San Francisco’s first-in-the-nation legislation striking out smokeless tobacco at all baseball and athletic fields citywide has agencies from the Recreation and Park Department to the San Francisco Giants preparing to step up to the plate by the Jan. 1 effective date.
The ordinance, unanimously approved by the Board of Supervisors on Tuesday, amends The City’s health code to prohibit smokeless tobacco usage by athletes and fans alike anywhere at sports venues, including AT&T Park, and sets a new precedent in the country, advocates say.
San Francisco banned smoking on fields and in parks in 2006, then e-cigarettes last April, but Supervisor Mark Farrell, a former tobacco-chewing college baseball player, said he proposed the smokeless ban to protect youth from the tobacco industry’s decades-long advertising message that success in baseball and chewing tobacco go hand in hand.
While ordinances typically go into effect 30 days after the mayor signs them into law, Farrell said he chose Jan. 1 in order to provide adequate time to enforce the rule.
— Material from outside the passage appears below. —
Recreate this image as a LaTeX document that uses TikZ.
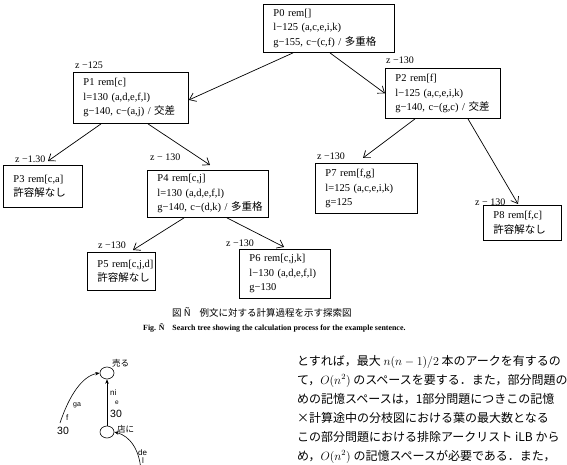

“I do realize this will be a big change,” Farrell said.
The Recreation and Park Department will work with the Department of Public Health to develop signage around the smokeless ban for its facilities and seek funding for the signs within this year’s budget, said Rec and Park spokeswoman Sarah Ballard.
“It is very helpful to have lead time,” Ballard said, adding that the ordinance will be incorporated into the department’s field access permitting process.
Smokeless tobacco use “is not terribly high in San Francisco,” and the Department of Public Health will deal with violators through a complaint-driven process, said Derek Smith, a health educator with the agency’s Tobacco Free Project.
The Giants, whose current roster includes players who chew tobacco, initially said they would support any outcome of the law, whether it was passed or not, and are “happy to comply” at AT&T Park, said team spokeswoman Shana Daum.
“It’s all new for us, but I think it can be a positive if it’s creating a healthy environment for our fans, for our players, just for anybody who is here,” she said. “The intent of it being health-related is what is foremost in our mind.”
In the coming months, the Giants will look into the legislation and the impact on its business before determining how to communicate and implement the change. That includes the level of enforcement among players and fans, who Daum said “are pretty good at self-policing” and have been able to anonymously report existing smoking and e-cigarette violations to guest services at the ballpark.
San Francisco’s ban entered the arena in February at the same time as a state bill that targeted only fields designated for baseball. It’s due to go before its second legislative committee Monday.
Efforts to nix smokeless tobacco across Major League Baseball started five years ago when a dozen national organizations joined together to address youth viewing tobacco-chewing baseball players as role models, said Kevin O’Flaherty, director of advocacy for the Campaign for Tobacco-Free Kids’ northeast region.
Tobacco was banned in the minor leagues in 1993, but its use is subject to collective bargaining in the major leagues. The current agreement expires after the 2016 season.